# [TO DO]
Locate the string "document" in the listing below. Copy every line where it is found.

# [RAW DATA]

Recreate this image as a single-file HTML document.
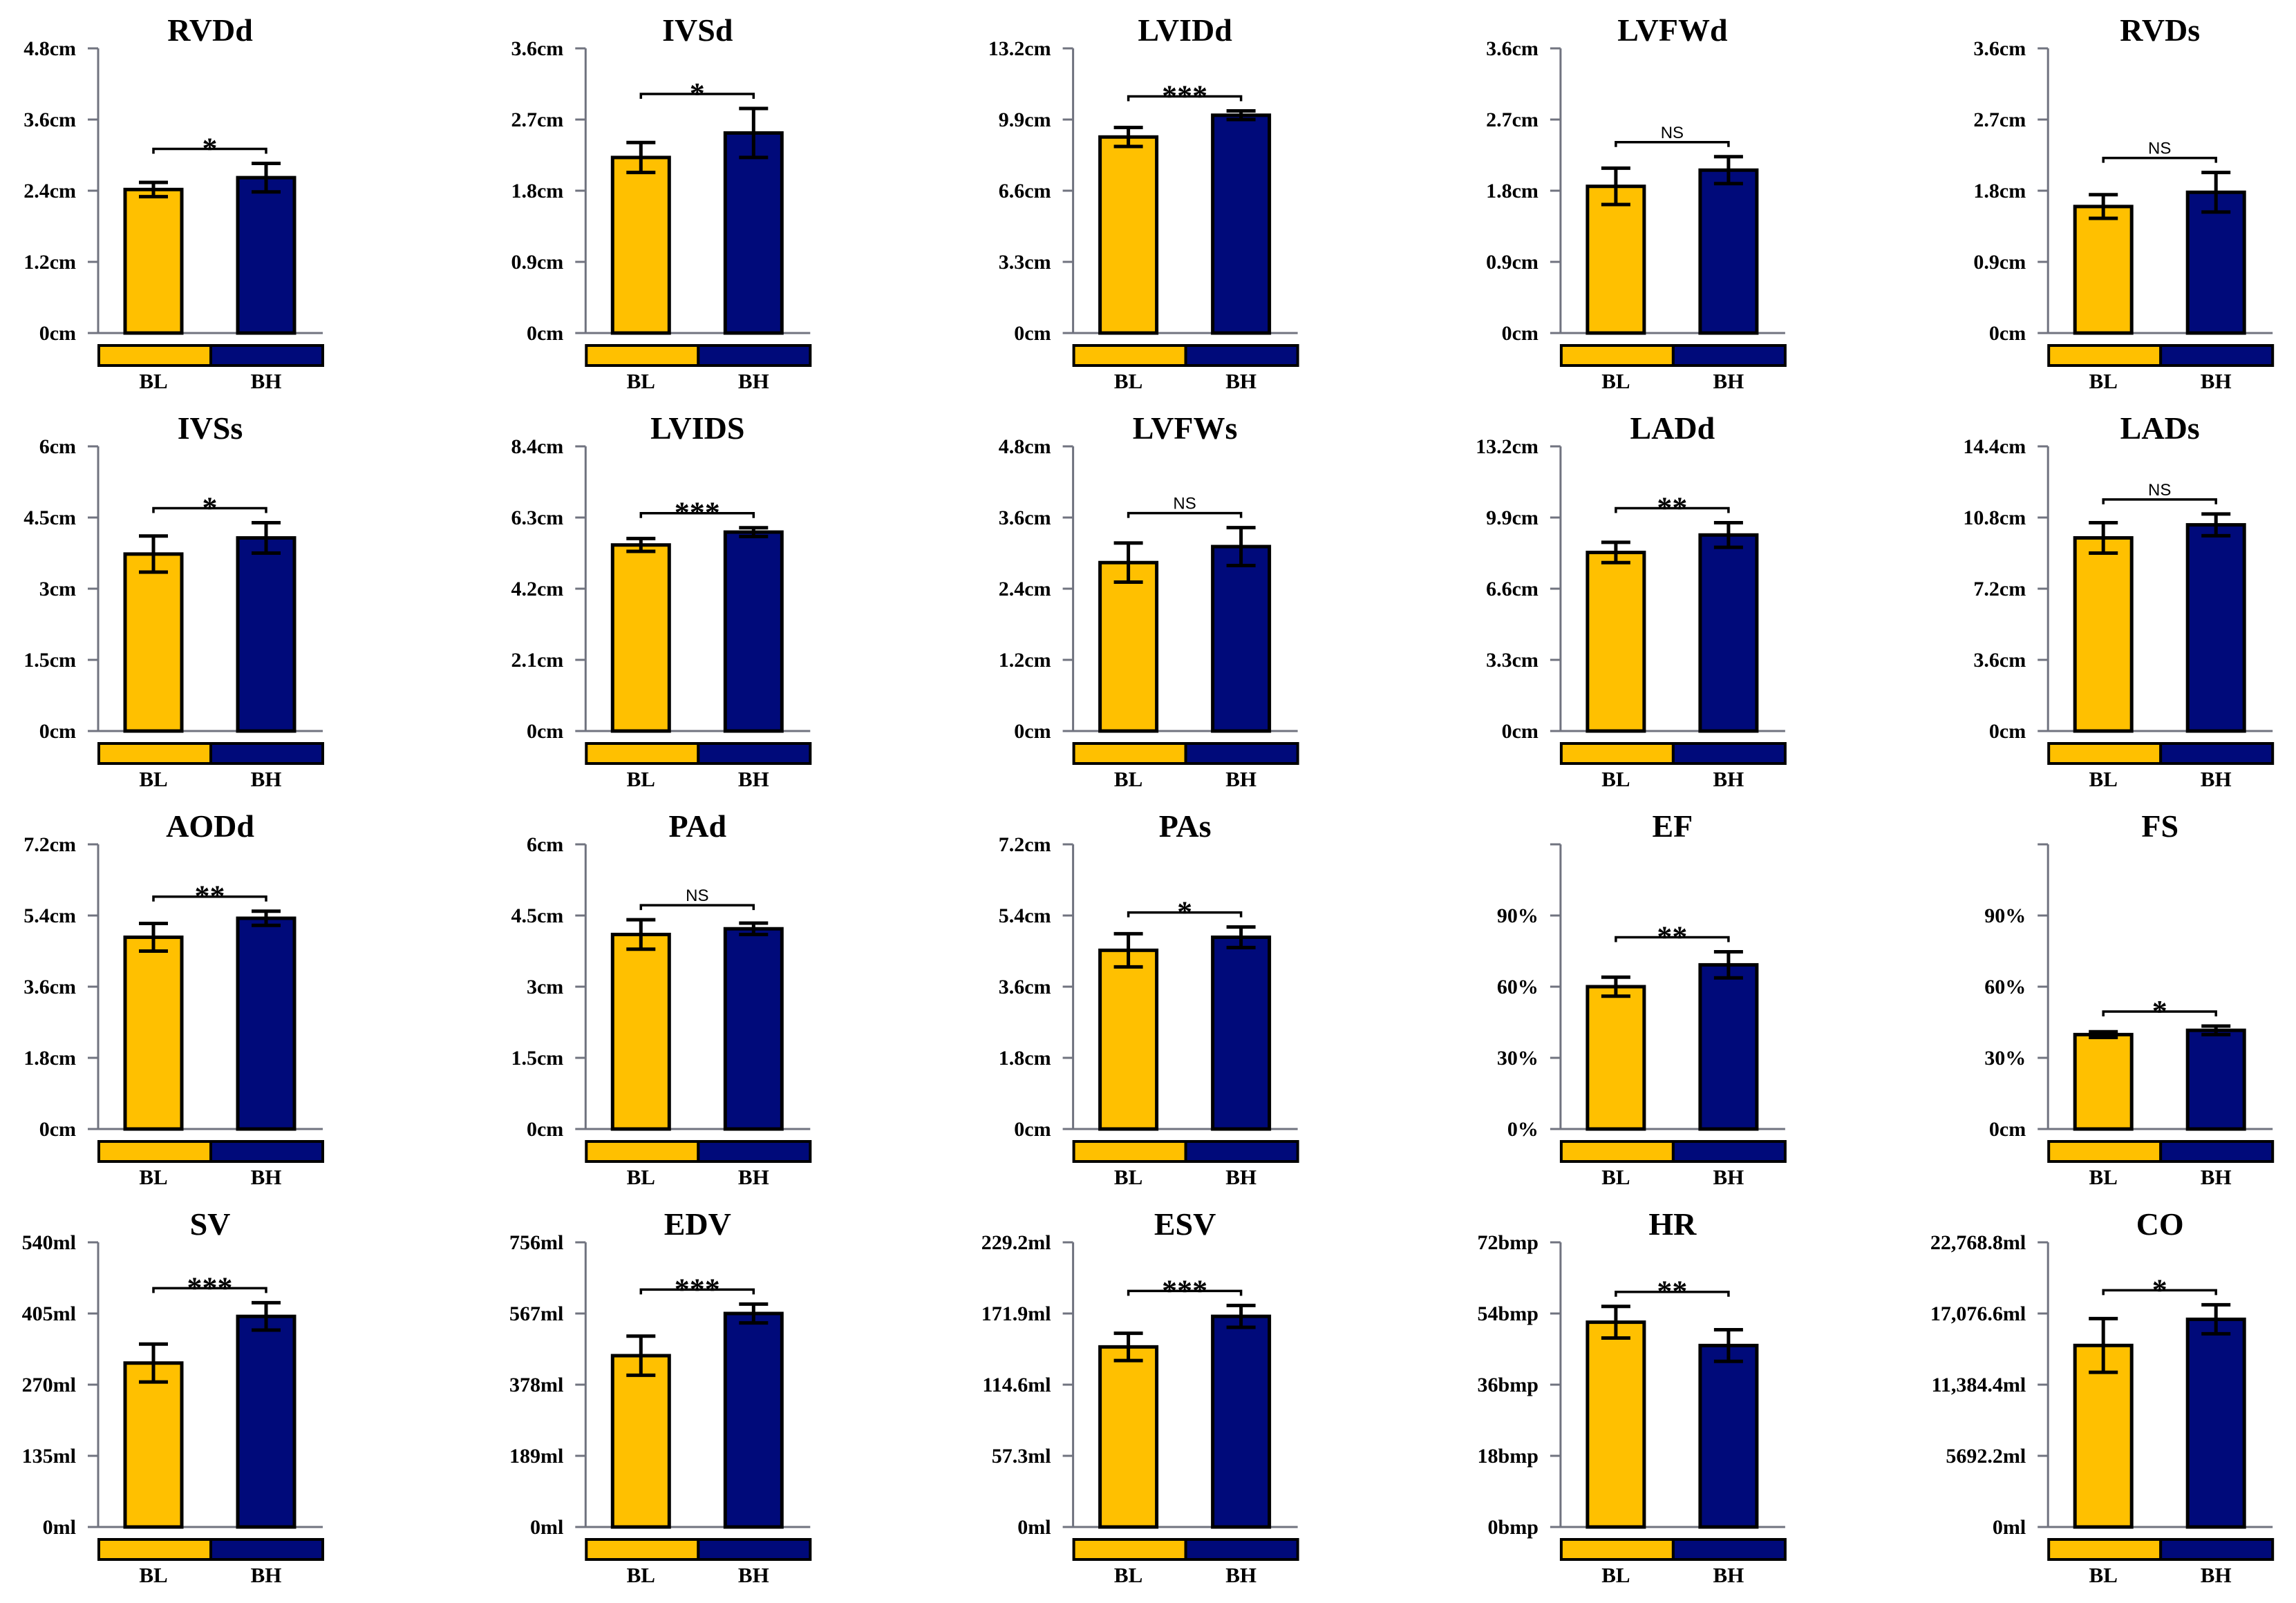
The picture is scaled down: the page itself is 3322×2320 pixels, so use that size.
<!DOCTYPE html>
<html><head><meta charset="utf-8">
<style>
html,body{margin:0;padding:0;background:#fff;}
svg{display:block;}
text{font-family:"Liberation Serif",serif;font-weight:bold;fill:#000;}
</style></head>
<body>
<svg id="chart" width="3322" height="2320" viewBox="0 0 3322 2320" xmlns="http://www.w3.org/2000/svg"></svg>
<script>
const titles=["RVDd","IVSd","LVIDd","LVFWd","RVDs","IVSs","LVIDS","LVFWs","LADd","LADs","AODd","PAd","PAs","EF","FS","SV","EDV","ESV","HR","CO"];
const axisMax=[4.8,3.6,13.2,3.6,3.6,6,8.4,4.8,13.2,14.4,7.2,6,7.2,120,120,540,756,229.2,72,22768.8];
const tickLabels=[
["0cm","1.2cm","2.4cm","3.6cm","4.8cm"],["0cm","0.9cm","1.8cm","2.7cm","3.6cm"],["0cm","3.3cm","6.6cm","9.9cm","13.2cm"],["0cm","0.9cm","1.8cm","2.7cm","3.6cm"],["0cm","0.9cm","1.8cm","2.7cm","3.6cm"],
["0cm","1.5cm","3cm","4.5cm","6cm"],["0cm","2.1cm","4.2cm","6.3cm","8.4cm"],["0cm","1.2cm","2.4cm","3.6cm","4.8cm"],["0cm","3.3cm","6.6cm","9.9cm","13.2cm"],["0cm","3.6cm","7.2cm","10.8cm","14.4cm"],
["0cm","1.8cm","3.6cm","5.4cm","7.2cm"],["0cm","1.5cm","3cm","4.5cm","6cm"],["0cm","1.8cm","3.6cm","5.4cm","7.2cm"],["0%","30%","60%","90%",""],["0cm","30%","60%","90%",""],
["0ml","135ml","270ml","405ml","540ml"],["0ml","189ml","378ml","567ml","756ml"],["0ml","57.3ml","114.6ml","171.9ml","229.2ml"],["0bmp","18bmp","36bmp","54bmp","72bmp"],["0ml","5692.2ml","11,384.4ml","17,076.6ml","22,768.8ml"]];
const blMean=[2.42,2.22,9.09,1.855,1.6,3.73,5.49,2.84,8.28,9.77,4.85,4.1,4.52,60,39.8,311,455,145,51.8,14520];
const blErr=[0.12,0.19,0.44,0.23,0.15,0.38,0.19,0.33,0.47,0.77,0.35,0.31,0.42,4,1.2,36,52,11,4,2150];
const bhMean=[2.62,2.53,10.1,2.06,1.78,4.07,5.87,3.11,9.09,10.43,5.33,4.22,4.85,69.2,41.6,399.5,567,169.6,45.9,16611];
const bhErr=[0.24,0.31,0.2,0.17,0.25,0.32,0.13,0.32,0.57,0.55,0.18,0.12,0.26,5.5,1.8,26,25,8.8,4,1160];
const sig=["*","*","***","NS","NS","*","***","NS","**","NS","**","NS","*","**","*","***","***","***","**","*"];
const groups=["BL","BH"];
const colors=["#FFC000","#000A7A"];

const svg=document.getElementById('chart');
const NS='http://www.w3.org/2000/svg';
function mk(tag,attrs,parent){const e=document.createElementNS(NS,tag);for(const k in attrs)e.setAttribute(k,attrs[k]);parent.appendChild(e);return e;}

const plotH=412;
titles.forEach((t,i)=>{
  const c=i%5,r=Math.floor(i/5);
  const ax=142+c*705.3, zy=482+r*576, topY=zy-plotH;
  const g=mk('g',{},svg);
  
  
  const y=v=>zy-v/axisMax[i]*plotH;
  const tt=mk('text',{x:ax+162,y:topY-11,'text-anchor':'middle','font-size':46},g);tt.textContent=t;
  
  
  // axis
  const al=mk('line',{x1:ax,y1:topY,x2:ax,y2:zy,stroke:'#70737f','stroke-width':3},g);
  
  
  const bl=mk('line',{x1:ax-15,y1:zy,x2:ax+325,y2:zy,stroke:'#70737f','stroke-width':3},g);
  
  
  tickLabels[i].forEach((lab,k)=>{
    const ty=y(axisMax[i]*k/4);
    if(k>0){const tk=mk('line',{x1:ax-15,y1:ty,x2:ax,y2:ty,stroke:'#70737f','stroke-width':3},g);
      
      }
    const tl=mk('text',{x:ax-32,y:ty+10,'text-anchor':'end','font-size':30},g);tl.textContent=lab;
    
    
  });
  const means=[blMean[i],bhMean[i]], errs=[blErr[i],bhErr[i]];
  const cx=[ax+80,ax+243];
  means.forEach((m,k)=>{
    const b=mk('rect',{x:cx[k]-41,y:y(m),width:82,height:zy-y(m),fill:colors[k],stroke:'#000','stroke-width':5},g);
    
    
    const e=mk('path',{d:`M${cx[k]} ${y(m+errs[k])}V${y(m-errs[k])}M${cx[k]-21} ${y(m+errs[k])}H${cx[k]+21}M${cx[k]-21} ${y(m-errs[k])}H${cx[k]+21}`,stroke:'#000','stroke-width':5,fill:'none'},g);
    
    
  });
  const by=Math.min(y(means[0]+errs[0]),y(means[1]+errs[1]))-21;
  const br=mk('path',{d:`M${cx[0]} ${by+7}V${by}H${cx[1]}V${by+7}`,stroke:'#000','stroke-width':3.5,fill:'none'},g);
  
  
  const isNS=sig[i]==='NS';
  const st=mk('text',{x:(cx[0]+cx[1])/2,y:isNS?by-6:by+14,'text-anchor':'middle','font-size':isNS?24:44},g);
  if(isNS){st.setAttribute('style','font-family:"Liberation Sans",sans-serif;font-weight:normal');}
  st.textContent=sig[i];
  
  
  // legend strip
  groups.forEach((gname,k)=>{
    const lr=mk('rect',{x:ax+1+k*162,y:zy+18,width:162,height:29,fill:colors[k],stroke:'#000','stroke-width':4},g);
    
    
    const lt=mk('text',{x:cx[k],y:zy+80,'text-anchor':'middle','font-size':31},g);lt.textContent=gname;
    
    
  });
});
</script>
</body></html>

# [SOLUTION TO THIS PROBLEM]
Recreate this image as a single-file HTML document.
const svg=document.getElementById('chart');
function mk(tag,attrs,parent){const e=document.createElementNS(NS,tag);for(const k in attrs)e.setAttribute(k,attrs[k]);parent.appendChild(e);return e;}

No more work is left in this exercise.